NOI 4.6 贪心 718: Integer Intervals

题目来源：http://noi.openjudge.cn/ch0406/718/

718: Integer Intervals

总时间限制: 1000ms 内存限制: 65536kB

描述

An integer interval [a,b], a < b, is a set of all consecutiveintegers beginning with a and ending with b. 
Write a program that: finds the minimal number of elements in a set containingat least two different integers from each interval.

输入

The first line of the input contains the number of intervals n,1 <= n <= 10000. Each of the following n lines contains two integers a, bseparated by a single space, 0 <= a < b <= 10000. They are thebeginning and the end of an interval.

输出

Output the minimal number of elements in a set containing atleast two different integers from each interval.

样例输入

4
3 6
2 4
0 2
4 7

样例输出

4

来源

CEOI 1997

 -----------------------------------------------------

思路

题意：求最小的整数集合，使得每个区间中都有至少两个数在该集合中。

思路：将区间按末端升序排列。用s1,s2表示在每个区间取的两个数(s1<s2). s1,s2初始化为第一个区间的最后两个数。之后循环其余(n-1)个集合，如果该集合的始端小于等于s1, 则不用改变s1,s2，结果数不变；若该集合的始端大于s1小于等于s2, 则s1=s2, s2变为当前集合的末端，结果数+1；若该集合的始端大于s2,则s1,s2为当前集合的最后两个数，结果数+2。
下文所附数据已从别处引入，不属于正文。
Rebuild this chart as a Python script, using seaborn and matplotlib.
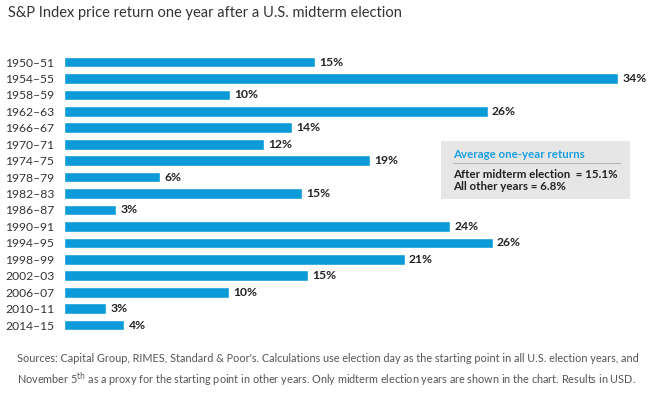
import matplotlib
matplotlib.use("Agg")
import matplotlib.pyplot as plt
import seaborn as sns
import pandas as pd

# data
periods = ["1950–51", "1954–55", "1958–59", "1962–63", "1966–67", "1970–71",
           "1974–75", "1978–79", "1982–83", "1986–87", "1990–91", "1994–95",
           "1998–99", "2002–03", "2006–07", "2010–11", "2014–15"]
returns = [15.4, 34.0, 10.2, 26.0, 14.0, 12.3, 18.8, 5.9, 14.6, 3.2,
           23.7, 26.3, 20.9, 15.0, 10.1, 2.6, 3.7]
labels = ["15%", "34%", "10%", "26%", "14%", "12%", "19%", "6%", "15%", "3%",
          "24%", "26%", "21%", "15%", "10%", "3%", "4%"]

avg_title = "Average one-year returns"
avg_lines = ["After midterm election  = 15.1%", "All other years = 6.8%"]

bar_color = "#0a9bd8"

sns.set_style("white")
plt.rcParams["font.family"] = ["Lato", "DejaVu Sans"]

df = pd.DataFrame({"period": periods, "ret": returns})

fig = plt.figure(figsize=(6.69, 3.93), dpi=100)
ax = fig.add_axes([0.0957, 0.152, 0.877, 0.711])

sns.barplot(data=df, x="ret", y="period", color=bar_color, width=0.65,
            saturation=1, ax=ax)
ax.bar_label(ax.containers[0], labels=labels, padding=3, fontsize=8.7,
             fontweight="bold", color="#222222")

ax.set_xlim(0, 36)
ax.set_xlabel("")
ax.set_ylabel("")
ax.set_xticks([])
ax.tick_params(axis="y", length=0, pad=7, labelsize=8.7, labelcolor="#333333")
sns.despine(ax=ax, left=True, bottom=True)

# title
fig.text(0.012, 0.967, "S&P Index price return one year after a U.S. midterm election",
         fontsize=10.5, color="#333333", va="center", ha="left")

# average returns box
box = plt.Rectangle((441 / 669, 1 - 199 / 393), (630 - 441) / 669, (199 - 141) / 393,
                    transform=fig.transFigure, facecolor="#e6e6e6", edgecolor="none",
                    zorder=0)
fig.patches.append(box)
fig.text(453 / 669, 1 - 154 / 393, avg_title, fontsize=8.3, fontweight="bold",
         color="#1a9fe0", va="center")
fig.add_artist(plt.Line2D([453 / 669, 620 / 669], [1 - 163 / 393, 1 - 163 / 393],
                          transform=fig.transFigure, color="#b8b8b8", lw=0.8))
fig.text(453 / 669, 1 - 174 / 393, avg_lines[0], fontsize=8.3, fontweight="bold",
         color="#222222", va="center")
fig.text(453 / 669, 1 - 187 / 393, avg_lines[1], fontsize=8.3, fontweight="bold",
         color="#222222", va="center")

# footnote
fig.text(17 / 669, 1 - 359 / 393,
         "Sources: Capital Group, RIMES, Standard & Poor's. Calculations use election day as the "
         "starting point in all U.S. election years, and",
         fontsize=7.8, color="#555555", va="center")
fig.text(17 / 669, 1 - 380 / 393,
         r"November 5$^{\mathrm{th}}$ as a proxy for the starting point in other years. "
         "Only midterm election years are shown in the chart. Results in USD.",
         fontsize=7.8, color="#555555", va="center")

fig.savefig("out.png", dpi=100)
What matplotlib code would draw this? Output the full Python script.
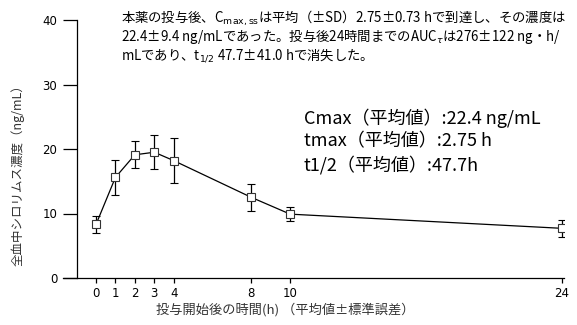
import matplotlib
matplotlib.use('Agg')
import matplotlib.pyplot as plt

plt.rcParams['font.family'] = ['Noto Sans CJK JP', 'DejaVu Sans']
plt.rcParams['mathtext.fontset'] = 'dejavusans'

# 全血中シロリムス濃度（平均値±標準誤差）
hours = [0, 1, 2, 3, 4, 8, 10, 24]
conc = [8.3, 15.6, 19.1, 19.5, 18.2, 12.5, 9.9, 7.7]
sem = [1.3, 2.7, 2.1, 2.65, 3.5, 2.1, 1.1, 1.3]
yticks = [0, 10, 20, 30, 40]

summary = [
    '本薬の投与後、C$_{\\mathrm{max,ss}}$は平均（±SD）2.75±0.73 hで到達し、その濃度は',
    '22.4±9.4 ng/mLであった。投与後24時間までのAUC$_{\\tau}$は276±122 ng・h/',
    'mLであり、t$_{1/2}$ 47.7±41.0 hで消失した。',
]
pk_params = [
    'Cmax（平均値）:22.4 ng/mL',
    'tmax（平均値）:2.75 h',
    't1/2（平均値）:47.7h',
]


def plot_conc():
    fig = plt.figure(figsize=(5.77, 3.25), dpi=100)
    ax = fig.add_axes([63 / 577, 47 / 325, 501 / 577, 258 / 325])

    ax.errorbar(hours, conc, yerr=sem, color='black', lw=0.9,
                elinewidth=0.9, capsize=3, capthick=0.9,
                marker='s', ms=5.5, mfc='white', mec='#333333', mew=0.8)

    ax.set_xlim(-1.7, 24.1)
    ax.set_ylim(0, 40)
    ax.set_xticks(hours)
    ax.set_yticks(yticks)

    ax.spines['top'].set_visible(False)
    ax.spines['right'].set_visible(False)
    ax.spines['left'].set_position(('data', -1))
    ax.spines['left'].set_linewidth(0.9)
    ax.spines['bottom'].set_linewidth(0.9)
    ax.tick_params(axis='y', length=10, width=0.9, pad=4, labelsize=8.5)
    ax.tick_params(axis='x', length=3.5, width=0.9, pad=3, labelsize=8.5)
    for lab in ax.get_xticklabels() + ax.get_yticklabels():
        lab.set_family('DejaVu Sans')

    fig.text(18 / 577, 1 - 172 / 325, '全血中シロリムス濃度（ng/mL）',
             rotation=90, ha='center', va='center', fontsize=9, color='#333333')
    fig.text(285 / 577, 1 - 310 / 325, '投与開始後の時間(h) （平均値±標準誤差）',
             ha='center', va='center', fontsize=9.5, color='#333333')

    for i, line in enumerate(summary):
        fig.text(121 / 577, 1 - (18 + 18.5 * i) / 325, line,
                 ha='left', va='center', fontsize=9.6)
    for i, line in enumerate(pk_params):
        fig.text(304 / 577, 1 - (118 + 23.5 * i) / 325, line,
                 ha='left', va='center', fontsize=13)

    fig.savefig('out.png', dpi=100)


if __name__ == '__main__':
    plot_conc()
-----------------------------------------------------

代码

#include<iostream>
#include<fstream>
#include<algorithm>
using namespace std;

struct interval {
	int a,b;

	interval(){}
	interval(int aa, int bb): a(aa),b(bb){}

	bool operator< (const interval &bint)
	{
		return b < bint.b;
	}
};

const int NMAX = 10005;
interval vec[NMAX] = {};

int main()
{
#ifndef ONLINE_JUDGE
	ifstream fin ("0406_718.txt");
	int n,i,a,b,s1,s2,ans=0;
	fin >> n;
	for (i=0; i<n; i++)
	{
		fin >> a >> b;
		interval myint(a,b);
		vec[i] = myint;
	}
	fin.close();
	sort(vec, vec+n);
	s1 = vec[0].b-1;
	s2 = vec[0].b;
	ans = 2;
	for (i=1; i<n; i++)
	{
		interval myint = vec[i];
		if (myint.a <= s1)
		{
			continue;
		}
		else if (myint.a<=s2)
		{
			ans++;
			s1 = s2;
			s2 = myint.b;
		}
		else
		{
			ans += 2;
			s1 = myint.b-1;
			s2 = myint.b;
		}
	}
	cout << ans;
	return 0;
#endif
#ifdef ONLINE_JUDGE
	int n,i,a,b,s1,s2,ans=0;
	cin >> n;
	for (i=0; i<n; i++)
	{
		cin >> a >> b;
		interval myint(a,b);
		vec[i] = myint;
	}
	sort(vec, vec+n);
	s1 = vec[0].b-1;
	s2 = vec[0].b;
	ans = 2;
	for (i=1; i<n; i++)
	{
		interval myint = vec[i];
		if (myint.a <= s1)
		{
			continue;
		}
		else if (myint.a<=s2)
		{
			ans++;
			s1 = s2;
			s2 = myint.b;
		}
		else
		{
			ans += 2;
			s1 = myint.b-1;
			s2 = myint.b;
		}
	}
	cout << ans;
	return 0;
#endif
}